A BODY representing Wimmera ratepayers at a state level has called on Horsham Rural City Council to drive down staff and administrative costs, and to focus on core services rather than masterplans.
Horsham council chief executive Sunil Bhalla has spoken against the Ratepayers Victoria analysis, saying the council was constantly searching for efficiencies.
Ratepayers Victoria has reviewed Horsham council's 2019-20 budget and forecasts for the next three financial years, after prompts from the newly-formed Horsham Rural Ratepayers and Residents, which is one of their subgroups.
Ratepayers Victoria president Dean Hurlston said Horsham council's expenditure on staff costs this financial year is predicted to reach $19.18 million, or 70 per cent of the amount the council will generate in income from rates.
"We look at council budgets all the time - including Horsham and Mildura in the last week. It's not uncommon for regional councils to have a higher rates revenue-to-labor cost ratio because the population is so much smaller and not growing sufficiently," he said.
"But if you're looking at councils as businesses, that (70 per cent ratio) is unviable and unsustainable, and without grant funding coming in the council would be bordering on insolvent and unable to deliver services.
"So either the staffing numbers are too high based on rates income, or the rates generated are not enough to sustain those staff. The council either needs to drive down expenditures where it can, or if not, then it should be amalgamated."
Mr Hurlston said Ratepayers Victoria's board comprised an accountant, tax agent, banker and auditor, and that it did not "take sides" in providing commentary about issues arising from local governments.
He said the organisation would never advocate for councils raising rates above the state government rate cap.
"That's not delivering ratepayers any more services," he said.
Sunil Bhalla said council had streamlined its staff in the past 12 months.
"I did a restructure last year - part of which was how we can have a sharper focus on how we can improve our customer service and make it more efficient," he said. "There has been a lot of realignment of roles and we are realising those benefits.
"Our staff wages are in line with what they should be because we deliver a lot of services in-house.

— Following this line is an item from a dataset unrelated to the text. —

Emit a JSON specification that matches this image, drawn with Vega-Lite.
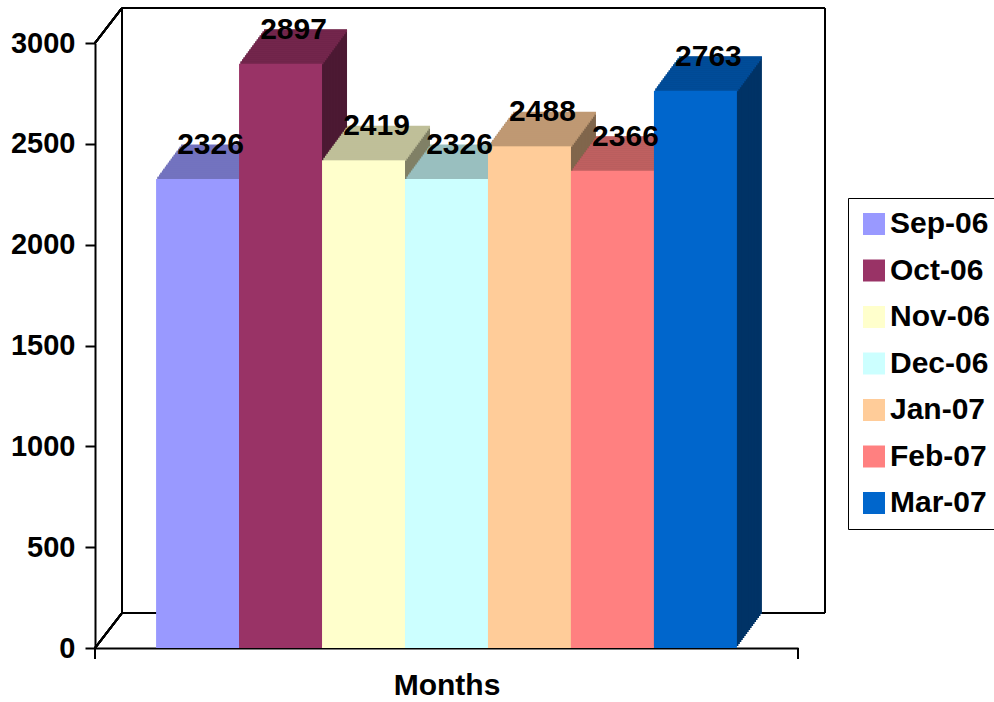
{
 "$schema": "https://vega.github.io/schema/vega-lite/v6.json",
 "width": 703, "height": 605,
 "autosize": {"type": "none"},
 "padding": {"left": 95, "top": 43, "right": 196, "bottom": 54},
 "background": "white",
 "config": {
  "view": {"stroke": null},
  "font": "Liberation Sans",
  "axis": {"domainColor": "black", "domainWidth": 2, "tickColor": "black", "tickWidth": 2, "labelFont": "Liberation Sans", "labelFontWeight": "bold", "labelColor": "black", "titleFont": "Liberation Sans", "titleFontWeight": "bold", "titleColor": "black", "grid": false}
 },
 "data": {"values": [
  {"month": "Sep-06", "value": 2326},
  {"month": "Oct-06", "value": 2897},
  {"month": "Nov-06", "value": 2419},
  {"month": "Dec-06", "value": 2326},
  {"month": "Jan-07", "value": 2488},
  {"month": "Feb-07", "value": 2366},
  {"month": "Mar-07", "value": 2763}
 ]},
 "encoding": {
  "x": {"field": "month", "type": "nominal", "sort": ["Sep-06","Oct-06","Nov-06","Dec-06","Jan-07","Feb-07","Mar-07"], "scale": {"paddingInner": 0, "paddingOuter": 0.736}, "axis": {"labels": false, "ticks": false, "title": "Months", "titleFontSize": 30, "titlePadding": 22}},
  "y": {"field": "value", "type": "quantitative", "scale": {"domain": [0, 3000], "nice": false}, "axis": {"values": [0,500,1000,1500,2000,2500,3000], "format": "d", "labelFontSize": 29, "tickSize": 10, "labelPadding": 10, "title": null}}
 },
 "layer": [
  {"mark": {"type": "rule", "strokeWidth": 2, "color": "black", "xOffset": 27, "x2Offset": 27, "yOffset": -35},
   "encoding": {"x": {"value": 0}, "x2": {"value": "width"}, "y": {"datum": 3000, "type": "quantitative"}}},
  {"mark": {"type": "rule", "strokeWidth": 2, "color": "black", "xOffset": 27, "x2Offset": 27, "yOffset": -35},
   "encoding": {"x": {"value": 0}, "x2": {"value": "width"}, "y": {"datum": 0, "type": "quantitative"}}},
  {"mark": {"type": "rule", "strokeWidth": 2, "color": "black", "xOffset": 27, "yOffset": -35, "y2Offset": -35},
   "encoding": {"x": {"value": 0}, "y": {"datum": 0, "type": "quantitative"}, "y2": {"datum": 3000}}},
  {"mark": {"type": "rule", "strokeWidth": 2, "color": "black", "xOffset": 27, "yOffset": -35, "y2Offset": -35},
   "encoding": {"x": {"value": "width"}, "y": {"datum": 0, "type": "quantitative"}, "y2": {"datum": 3000}}},
  {"mark": {"type": "rule", "strokeWidth": 2, "color": "black", "x2Offset": 27, "y2Offset": -35},
   "encoding": {"x": {"value": 0}, "x2": {"value": 0}, "y": {"datum": 0, "type": "quantitative"}, "y2": {"datum": 0}}},
  {"mark": {"type": "rule", "strokeWidth": 2, "color": "black", "x2Offset": 27, "y2Offset": -35},
   "encoding": {"x": {"value": 0}, "x2": {"value": 0}, "y": {"datum": 3000, "type": "quantitative"}, "y2": {"datum": 3000}}},
  {"mark": {"type": "rule", "strokeWidth": 2, "color": "black", "y2Offset": 11},
   "encoding": {"x": {"value": 0}, "y": {"datum": 0, "type": "quantitative"}, "y2": {"datum": 0}}},
  {"mark": {"type": "rule", "strokeWidth": 2, "color": "black", "y2Offset": 11},
   "encoding": {"x": {"value": "width"}, "y": {"datum": 0, "type": "quantitative"}, "y2": {"datum": 0}}},
  {
   "encoding": {
    "fill": {"field": "month", "type": "nominal", "scale": {"domain": ["Mar-07","Feb-07","Jan-07","Dec-06","Nov-06","Oct-06","Sep-06"], "range": ["#003366","#804040","#80664C","#668080","#808066","#4C1933","#4C4C80"]}, "legend": null},
    "stroke": {"field": "month", "type": "nominal", "scale": {"domain": ["Mar-07","Sep-06","Feb-07","Oct-06","Jan-07","Nov-06","Dec-06"], "range": ["#004C99","#7373BF","#BF6060","#73264C","#BF9973","#BFBF99","#99BFBF"]}, "legend": null}
   },
   "layer": [
    {"mark": {"type": "bar", "strokeWidth": 0, "xOffset": 25, "yOffset": -34, "y2Offset": -34}, "encoding": {"y2": {"datum": 0}}},
    {"mark": {"type": "bar", "strokeWidth": 3, "xOffset": 25, "yOffset": -33, "y2Offset": -33}, "encoding": {"y2": {"field": "value"}}},
    {"mark": {"type": "bar", "strokeWidth": 0, "xOffset": 23.53, "yOffset": -32, "y2Offset": -32}, "encoding": {"y2": {"datum": 0}}},
    {"mark": {"type": "bar", "strokeWidth": 3, "xOffset": 23.53, "yOffset": -31, "y2Offset": -31}, "encoding": {"y2": {"field": "value"}}},
    {"mark": {"type": "bar", "strokeWidth": 0, "xOffset": 22.06, "yOffset": -30, "y2Offset": -30}, "encoding": {"y2": {"datum": 0}}},
    {"mark": {"type": "bar", "strokeWidth": 3, "xOffset": 22.06, "yOffset": -29, "y2Offset": -29}, "encoding": {"y2": {"field": "value"}}},
    {"mark": {"type": "bar", "strokeWidth": 0, "xOffset": 20.59, "yOffset": -28, "y2Offset": -28}, "encoding": {"y2": {"datum": 0}}},
    {"mark": {"type": "bar", "strokeWidth": 3, "xOffset": 20.59, "yOffset": -27, "y2Offset": -27}, "encoding": {"y2": {"field": "value"}}},
    {"mark": {"type": "bar", "strokeWidth": 0, "xOffset": 19.12, "yOffset": -26, "y2Offset": -26}, "encoding": {"y2": {"datum": 0}}},
    {"mark": {"type": "bar", "strokeWidth": 3, "xOffset": 19.12, "yOffset": -25, "y2Offset": -25}, "encoding": {"y2": {"field": "value"}}},
    {"mark": {"type": "bar", "strokeWidth": 0, "xOffset": 17.65, "yOffset": -24, "y2Offset": -24}, "encoding": {"y2": {"datum": 0}}},
    {"mark": {"type": "bar", "strokeWidth": 3, "xOffset": 17.65, "yOffset": -23, "y2Offset": -23}, "encoding": {"y2": {"field": "value"}}},
    {"mark": {"type": "bar", "strokeWidth": 0, "xOffset": 16.18, "yOffset": -22, "y2Offset": -22}, "encoding": {"y2": {"datum": 0}}},
    {"mark": {"type": "bar", "strokeWidth": 3, "xOffset": 16.18, "yOffset": -21, "y2Offset": -21}, "encoding": {"y2": {"field": "value"}}},
    {"mark": {"type": "bar", "strokeWidth": 0, "xOffset": 14.71, "yOffset": -20, "y2Offset": -20}, "encoding": {"y2": {"datum": 0}}},
    {"mark": {"type": "bar", "strokeWidth": 3, "xOffset": 14.71, "yOffset": -19, "y2Offset": -19}, "encoding": {"y2": {"field": "value"}}},
    {"mark": {"type": "bar", "strokeWidth": 0, "xOffset": 13.24, "yOffset": -18, "y2Offset": -18}, "encoding": {"y2": {"datum": 0}}},
    {"mark": {"type": "bar", "strokeWidth": 3, "xOffset": 13.24, "yOffset": -17, "y2Offset": -17}, "encoding": {"y2": {"field": "value"}}},
    {"mark": {"type": "bar", "strokeWidth": 0, "xOffset": 11.76, "yOffset": -16, "y2Offset": -16}, "encoding": {"y2": {"datum": 0}}},
    {"mark": {"type": "bar", "strokeWidth": 3, "xOffset": 11.76, "yOffset": -15, "y2Offset": -15}, "encoding": {"y2": {"field": "value"}}},
    {"mark": {"type": "bar", "strokeWidth": 0, "xOffset": 10.29, "yOffset": -14, "y2Offset": -14}, "encoding": {"y2": {"datum": 0}}},
    {"mark": {"type": "bar", "strokeWidth": 3, "xOffset": 10.29, "yOffset": -13, "y2Offset": -13}, "encoding": {"y2": {"field": "value"}}},
    {"mark": {"type": "bar", "strokeWidth": 0, "xOffset": 8.82, "yOffset": -12, "y2Offset": -12}, "encoding": {"y2": {"datum": 0}}},
    {"mark": {"type": "bar", "strokeWidth": 3, "xOffset": 8.82, "yOffset": -11, "y2Offset": -11}, "encoding": {"y2": {"field": "value"}}},
    {"mark": {"type": "bar", "strokeWidth": 0, "xOffset": 7.35, "yOffset": -10, "y2Offset": -10}, "encoding": {"y2": {"datum": 0}}},
    {"mark": {"type": "bar", "strokeWidth": 3, "xOffset": 7.35, "yOffset": -9, "y2Offset": -9}, "encoding": {"y2": {"field": "value"}}},
    {"mark": {"type": "bar", "strokeWidth": 0, "xOffset": 5.88, "yOffset": -8, "y2Offset": -8}, "encoding": {"y2": {"datum": 0}}},
    {"mark": {"type": "bar", "strokeWidth": 3, "xOffset": 5.88, "yOffset": -7, "y2Offset": -7}, "encoding": {"y2": {"field": "value"}}},
    {"mark": {"type": "bar", "strokeWidth": 0, "xOffset": 4.41, "yOffset": -6, "y2Offset": -6}, "encoding": {"y2": {"datum": 0}}},
    {"mark": {"type": "bar", "strokeWidth": 3, "xOffset": 4.41, "yOffset": -5, "y2Offset": -5}, "encoding": {"y2": {"field": "value"}}},
    {"mark": {"type": "bar", "strokeWidth": 0, "xOffset": 2.94, "yOffset": -4, "y2Offset": -4}, "encoding": {"y2": {"datum": 0}}},
    {"mark": {"type": "bar", "strokeWidth": 3, "xOffset": 2.94, "yOffset": -3, "y2Offset": -3}, "encoding": {"y2": {"field": "value"}}},
    {"mark": {"type": "bar", "strokeWidth": 0, "xOffset": 1.47, "yOffset": -2, "y2Offset": -2}, "encoding": {"y2": {"datum": 0}}},
    {"mark": {"type": "bar", "strokeWidth": 3, "xOffset": 1.47, "yOffset": -1, "y2Offset": -1}, "encoding": {"y2": {"field": "value"}}}
   ]
  },
  {"mark": {"type": "bar"},
   "encoding": {"color": {"field": "month", "type": "nominal", "scale": {"domain": ["Sep-06","Oct-06","Nov-06","Dec-06","Jan-07","Feb-07","Mar-07"], "range": ["#9999FF","#993366","#FFFFCC","#CCFFFF","#FFCC99","#FF8080","#0066CC"]},
    "legend": {"title": null, "orient": "none", "legendX": 753, "legendY": 155, "strokeColor": "black", "fillColor": "white", "padding": 11, "symbolType": "square", "symbolSize": 484, "symbolStrokeWidth": 0, "symbolOpacity": 1, "labelFontSize": 30, "labelFont": "Liberation Sans", "labelFontWeight": "bold", "labelColor": "black", "rowPadding": 16.5, "labelOffset": 1}}}},
  {"mark": {"type": "text", "fontSize": 30, "fontWeight": "bold", "font": "Liberation Sans", "dx": 13, "dy": -34, "baseline": "middle", "align": "center", "color": "black"},
   "encoding": {"text": {"field": "value", "type": "quantitative"}}}
 ]
}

Our parks and gardens team mow the nature strips, trim the trees... if we weren't employing those people, we would have to pay contractors to do that work - so it's a futile argument to try to link wages with the rate income."
Mr Bhalla said he believed the council did not feel the need to increase rates above the rate cap in coming years.
"In fact our rate increase this financial year is 2.25 per cent, when the cap is 2.5 per cent," he said.
"That's while we've increased our service delivery - especially for rural road maintenance and renewal."
Mr Bhalla also defended the draft City to River master plan, after Ratepayers Victoria said the council's emphasis on "ambitious" long-term plans was distracting from its role to provide core services.
"Part of the intent behind this plan is to create a long-term focus for grant funding," he said.
"Clearly, we don't have the capacity to do all these projects - so we will be relying on the state and federal government to assist us, and having a plan allows us to do that. The community needs all these things (in the plan)."